Task to carry out: Write out the listing, please, but only from its first line through the line containing "-1.96, -1.98, -2.01];", exactly as given and without pictures.

Material:
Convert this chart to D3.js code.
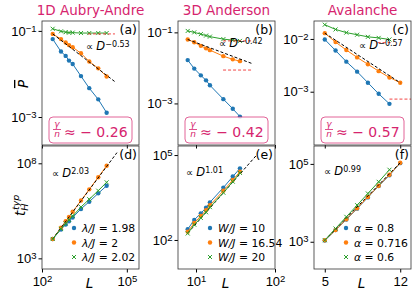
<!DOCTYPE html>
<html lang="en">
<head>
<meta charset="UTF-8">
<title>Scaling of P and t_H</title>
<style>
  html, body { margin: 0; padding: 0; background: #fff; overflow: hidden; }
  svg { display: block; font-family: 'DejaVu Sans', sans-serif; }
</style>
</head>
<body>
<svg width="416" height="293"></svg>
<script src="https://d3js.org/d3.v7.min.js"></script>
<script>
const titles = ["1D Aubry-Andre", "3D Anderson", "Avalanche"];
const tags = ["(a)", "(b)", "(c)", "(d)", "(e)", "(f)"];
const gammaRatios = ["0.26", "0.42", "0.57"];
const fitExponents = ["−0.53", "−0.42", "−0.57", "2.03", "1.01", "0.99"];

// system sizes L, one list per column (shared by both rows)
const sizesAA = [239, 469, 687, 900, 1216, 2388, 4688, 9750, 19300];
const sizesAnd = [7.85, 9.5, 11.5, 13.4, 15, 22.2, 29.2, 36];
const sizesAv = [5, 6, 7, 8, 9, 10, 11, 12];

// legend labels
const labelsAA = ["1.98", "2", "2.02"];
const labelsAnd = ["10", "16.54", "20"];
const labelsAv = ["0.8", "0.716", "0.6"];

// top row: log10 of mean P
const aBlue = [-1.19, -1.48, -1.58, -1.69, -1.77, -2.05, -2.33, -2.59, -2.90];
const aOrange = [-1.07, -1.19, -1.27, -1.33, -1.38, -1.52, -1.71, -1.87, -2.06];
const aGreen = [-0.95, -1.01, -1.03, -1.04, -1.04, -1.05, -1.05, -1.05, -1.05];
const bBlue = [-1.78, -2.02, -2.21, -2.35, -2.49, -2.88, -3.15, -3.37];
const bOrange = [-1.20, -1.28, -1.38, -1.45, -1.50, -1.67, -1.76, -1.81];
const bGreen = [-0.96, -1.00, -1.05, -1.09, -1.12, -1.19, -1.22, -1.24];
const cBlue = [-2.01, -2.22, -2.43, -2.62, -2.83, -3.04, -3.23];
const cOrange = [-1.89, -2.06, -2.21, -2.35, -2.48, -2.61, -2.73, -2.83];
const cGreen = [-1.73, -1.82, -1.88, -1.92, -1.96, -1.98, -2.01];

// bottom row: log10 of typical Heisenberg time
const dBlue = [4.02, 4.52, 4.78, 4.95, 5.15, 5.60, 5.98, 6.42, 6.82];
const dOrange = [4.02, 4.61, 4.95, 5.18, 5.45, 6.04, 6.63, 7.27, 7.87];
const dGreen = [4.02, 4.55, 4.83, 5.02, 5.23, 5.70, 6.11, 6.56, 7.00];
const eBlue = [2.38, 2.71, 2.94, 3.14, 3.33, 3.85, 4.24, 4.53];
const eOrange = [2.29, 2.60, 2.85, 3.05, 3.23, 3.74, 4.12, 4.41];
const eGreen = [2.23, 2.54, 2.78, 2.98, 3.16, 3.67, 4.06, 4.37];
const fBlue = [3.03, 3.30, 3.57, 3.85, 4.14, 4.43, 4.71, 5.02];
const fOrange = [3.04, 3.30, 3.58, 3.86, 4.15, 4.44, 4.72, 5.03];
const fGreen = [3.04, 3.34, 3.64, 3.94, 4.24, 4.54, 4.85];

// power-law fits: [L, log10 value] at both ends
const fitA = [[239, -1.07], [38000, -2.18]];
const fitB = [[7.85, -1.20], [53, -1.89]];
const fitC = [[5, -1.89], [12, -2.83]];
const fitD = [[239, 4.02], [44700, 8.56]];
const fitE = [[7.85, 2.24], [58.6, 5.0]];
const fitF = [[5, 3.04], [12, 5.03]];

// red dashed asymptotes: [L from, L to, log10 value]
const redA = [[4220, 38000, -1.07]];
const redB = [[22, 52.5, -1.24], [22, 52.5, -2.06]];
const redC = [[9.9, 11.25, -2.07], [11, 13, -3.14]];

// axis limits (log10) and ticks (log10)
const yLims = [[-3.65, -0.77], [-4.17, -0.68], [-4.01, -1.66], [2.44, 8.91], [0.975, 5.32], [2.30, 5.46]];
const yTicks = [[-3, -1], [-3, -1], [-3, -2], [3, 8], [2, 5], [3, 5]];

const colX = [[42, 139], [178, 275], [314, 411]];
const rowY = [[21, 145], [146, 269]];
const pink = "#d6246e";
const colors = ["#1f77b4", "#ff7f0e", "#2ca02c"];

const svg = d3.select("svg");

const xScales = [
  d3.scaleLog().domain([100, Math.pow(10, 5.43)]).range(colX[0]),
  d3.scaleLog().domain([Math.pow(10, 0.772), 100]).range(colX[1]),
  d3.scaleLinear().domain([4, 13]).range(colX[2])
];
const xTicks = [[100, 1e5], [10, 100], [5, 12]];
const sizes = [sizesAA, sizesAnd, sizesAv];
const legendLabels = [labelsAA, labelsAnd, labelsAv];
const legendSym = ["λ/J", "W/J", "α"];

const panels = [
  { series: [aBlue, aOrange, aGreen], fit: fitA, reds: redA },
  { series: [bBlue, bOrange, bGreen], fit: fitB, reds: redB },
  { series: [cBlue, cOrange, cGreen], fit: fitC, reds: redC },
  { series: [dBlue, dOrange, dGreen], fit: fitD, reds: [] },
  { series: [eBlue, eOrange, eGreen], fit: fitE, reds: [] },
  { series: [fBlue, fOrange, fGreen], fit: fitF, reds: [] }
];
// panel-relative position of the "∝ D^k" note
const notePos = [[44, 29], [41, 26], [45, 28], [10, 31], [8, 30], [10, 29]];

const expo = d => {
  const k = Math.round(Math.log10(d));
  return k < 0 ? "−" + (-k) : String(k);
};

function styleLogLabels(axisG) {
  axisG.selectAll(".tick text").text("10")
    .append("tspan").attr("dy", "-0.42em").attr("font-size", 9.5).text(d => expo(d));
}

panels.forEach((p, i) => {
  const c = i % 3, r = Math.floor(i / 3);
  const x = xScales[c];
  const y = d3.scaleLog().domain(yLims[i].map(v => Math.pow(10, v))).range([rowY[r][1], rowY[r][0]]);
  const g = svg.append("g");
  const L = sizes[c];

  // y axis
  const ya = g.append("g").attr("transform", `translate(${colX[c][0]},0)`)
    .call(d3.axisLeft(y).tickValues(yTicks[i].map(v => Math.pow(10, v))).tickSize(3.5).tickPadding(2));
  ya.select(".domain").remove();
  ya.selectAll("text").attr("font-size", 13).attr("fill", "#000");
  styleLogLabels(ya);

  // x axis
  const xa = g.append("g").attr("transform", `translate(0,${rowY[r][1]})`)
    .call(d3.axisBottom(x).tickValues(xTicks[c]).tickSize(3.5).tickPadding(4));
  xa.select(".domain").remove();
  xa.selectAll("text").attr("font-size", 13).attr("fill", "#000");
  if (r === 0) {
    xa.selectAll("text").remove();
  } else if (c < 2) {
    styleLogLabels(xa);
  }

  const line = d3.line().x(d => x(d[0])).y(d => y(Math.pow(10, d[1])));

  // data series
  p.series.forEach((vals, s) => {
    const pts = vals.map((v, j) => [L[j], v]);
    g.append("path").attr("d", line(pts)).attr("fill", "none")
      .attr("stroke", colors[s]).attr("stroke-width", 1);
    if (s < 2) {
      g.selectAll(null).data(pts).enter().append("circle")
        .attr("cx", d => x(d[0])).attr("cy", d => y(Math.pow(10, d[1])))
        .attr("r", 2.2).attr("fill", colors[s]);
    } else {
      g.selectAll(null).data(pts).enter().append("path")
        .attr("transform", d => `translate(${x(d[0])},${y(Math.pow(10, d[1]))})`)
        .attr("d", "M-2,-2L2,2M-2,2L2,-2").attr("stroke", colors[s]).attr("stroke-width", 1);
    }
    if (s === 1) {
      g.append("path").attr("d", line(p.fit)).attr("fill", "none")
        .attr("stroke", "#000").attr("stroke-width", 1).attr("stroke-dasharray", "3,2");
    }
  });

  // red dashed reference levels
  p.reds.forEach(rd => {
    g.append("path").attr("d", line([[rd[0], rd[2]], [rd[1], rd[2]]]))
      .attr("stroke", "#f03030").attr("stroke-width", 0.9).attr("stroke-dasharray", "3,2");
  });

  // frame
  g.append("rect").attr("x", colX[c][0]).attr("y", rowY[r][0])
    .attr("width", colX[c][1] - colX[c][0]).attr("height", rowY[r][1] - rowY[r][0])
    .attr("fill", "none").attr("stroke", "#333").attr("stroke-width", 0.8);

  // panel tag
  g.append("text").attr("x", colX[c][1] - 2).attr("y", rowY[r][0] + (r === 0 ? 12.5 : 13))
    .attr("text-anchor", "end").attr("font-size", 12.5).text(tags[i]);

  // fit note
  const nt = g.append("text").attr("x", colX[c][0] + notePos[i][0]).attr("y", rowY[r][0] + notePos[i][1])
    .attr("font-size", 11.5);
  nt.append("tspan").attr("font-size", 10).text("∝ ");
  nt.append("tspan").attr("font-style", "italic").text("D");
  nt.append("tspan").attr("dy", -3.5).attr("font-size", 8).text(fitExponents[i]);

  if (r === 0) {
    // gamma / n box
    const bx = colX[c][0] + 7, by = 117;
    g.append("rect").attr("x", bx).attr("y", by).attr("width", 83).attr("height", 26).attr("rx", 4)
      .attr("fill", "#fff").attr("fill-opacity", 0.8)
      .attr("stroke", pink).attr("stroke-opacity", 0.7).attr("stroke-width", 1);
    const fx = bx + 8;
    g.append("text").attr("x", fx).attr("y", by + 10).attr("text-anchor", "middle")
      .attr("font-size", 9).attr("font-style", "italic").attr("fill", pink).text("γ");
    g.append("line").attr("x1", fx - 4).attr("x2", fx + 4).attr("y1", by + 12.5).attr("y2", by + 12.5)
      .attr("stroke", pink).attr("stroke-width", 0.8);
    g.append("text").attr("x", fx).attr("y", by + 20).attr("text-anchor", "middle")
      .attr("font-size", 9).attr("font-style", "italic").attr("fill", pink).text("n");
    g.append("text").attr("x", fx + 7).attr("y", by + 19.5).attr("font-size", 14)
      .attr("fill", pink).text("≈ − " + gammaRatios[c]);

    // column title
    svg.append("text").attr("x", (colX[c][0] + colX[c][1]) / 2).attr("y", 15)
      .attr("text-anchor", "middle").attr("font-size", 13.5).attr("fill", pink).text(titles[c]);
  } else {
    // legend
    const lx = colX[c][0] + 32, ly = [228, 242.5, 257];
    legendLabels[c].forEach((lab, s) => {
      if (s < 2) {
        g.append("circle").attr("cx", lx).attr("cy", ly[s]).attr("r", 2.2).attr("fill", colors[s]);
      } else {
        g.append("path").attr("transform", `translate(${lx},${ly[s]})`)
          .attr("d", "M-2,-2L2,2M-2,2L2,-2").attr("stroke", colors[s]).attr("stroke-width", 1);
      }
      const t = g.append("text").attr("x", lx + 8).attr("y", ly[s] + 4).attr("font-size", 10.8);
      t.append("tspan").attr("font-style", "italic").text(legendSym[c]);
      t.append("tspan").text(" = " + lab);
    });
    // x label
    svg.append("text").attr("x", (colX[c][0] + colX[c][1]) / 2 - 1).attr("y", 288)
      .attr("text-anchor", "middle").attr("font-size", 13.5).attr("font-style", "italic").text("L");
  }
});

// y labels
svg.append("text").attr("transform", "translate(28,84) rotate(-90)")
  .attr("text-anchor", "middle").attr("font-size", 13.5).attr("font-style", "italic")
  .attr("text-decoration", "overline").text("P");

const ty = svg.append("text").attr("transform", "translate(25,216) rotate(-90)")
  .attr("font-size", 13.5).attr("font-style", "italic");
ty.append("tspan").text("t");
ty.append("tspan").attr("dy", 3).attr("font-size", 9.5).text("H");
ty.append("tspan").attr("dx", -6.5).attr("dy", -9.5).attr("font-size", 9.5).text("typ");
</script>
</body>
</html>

Written answer:
Convert this chart to D3.js code.
<!DOCTYPE html>
<html lang="en">
<head>
<meta charset="UTF-8">
<title>Scaling of P and t_H</title>
<style>
  html, body { margin: 0; padding: 0; background: #fff; overflow: hidden; }
  svg { display: block; font-family: 'DejaVu Sans', sans-serif; }
</style>
</head>
<body>
<svg width="416" height="293"></svg>
<script src="https://d3js.org/d3.v7.min.js"></script>
<script>
const titles = ["1D Aubry-Andre", "3D Anderson", "Avalanche"];
const tags = ["(a)", "(b)", "(c)", "(d)", "(e)", "(f)"];
const gammaRatios = ["0.26", "0.42", "0.57"];
const fitExponents = ["−0.53", "−0.42", "−0.57", "2.03", "1.01", "0.99"];

// system sizes L, one list per column (shared by both rows)
const sizesAA = [239, 469, 687, 900, 1216, 2388, 4688, 9750, 19300];
const sizesAnd = [7.85, 9.5, 11.5, 13.4, 15, 22.2, 29.2, 36];
const sizesAv = [5, 6, 7, 8, 9, 10, 11, 12];

// legend labels
const labelsAA = ["1.98", "2", "2.02"];
const labelsAnd = ["10", "16.54", "20"];
const labelsAv = ["0.8", "0.716", "0.6"];

// top row: log10 of mean P
const aBlue = [-1.19, -1.48, -1.58, -1.69, -1.77, -2.05, -2.33, -2.59, -2.90];
const aOrange = [-1.07, -1.19, -1.27, -1.33, -1.38, -1.52, -1.71, -1.87, -2.06];
const aGreen = [-0.95, -1.01, -1.03, -1.04, -1.04, -1.05, -1.05, -1.05, -1.05];
const bBlue = [-1.78, -2.02, -2.21, -2.35, -2.49, -2.88, -3.15, -3.37];
const bOrange = [-1.20, -1.28, -1.38, -1.45, -1.50, -1.67, -1.76, -1.81];
const bGreen = [-0.96, -1.00, -1.05, -1.09, -1.12, -1.19, -1.22, -1.24];
const cBlue = [-2.01, -2.22, -2.43, -2.62, -2.83, -3.04, -3.23];
const cOrange = [-1.89, -2.06, -2.21, -2.35, -2.48, -2.61, -2.73, -2.83];
const cGreen = [-1.73, -1.82, -1.88, -1.92, -1.96, -1.98, -2.01];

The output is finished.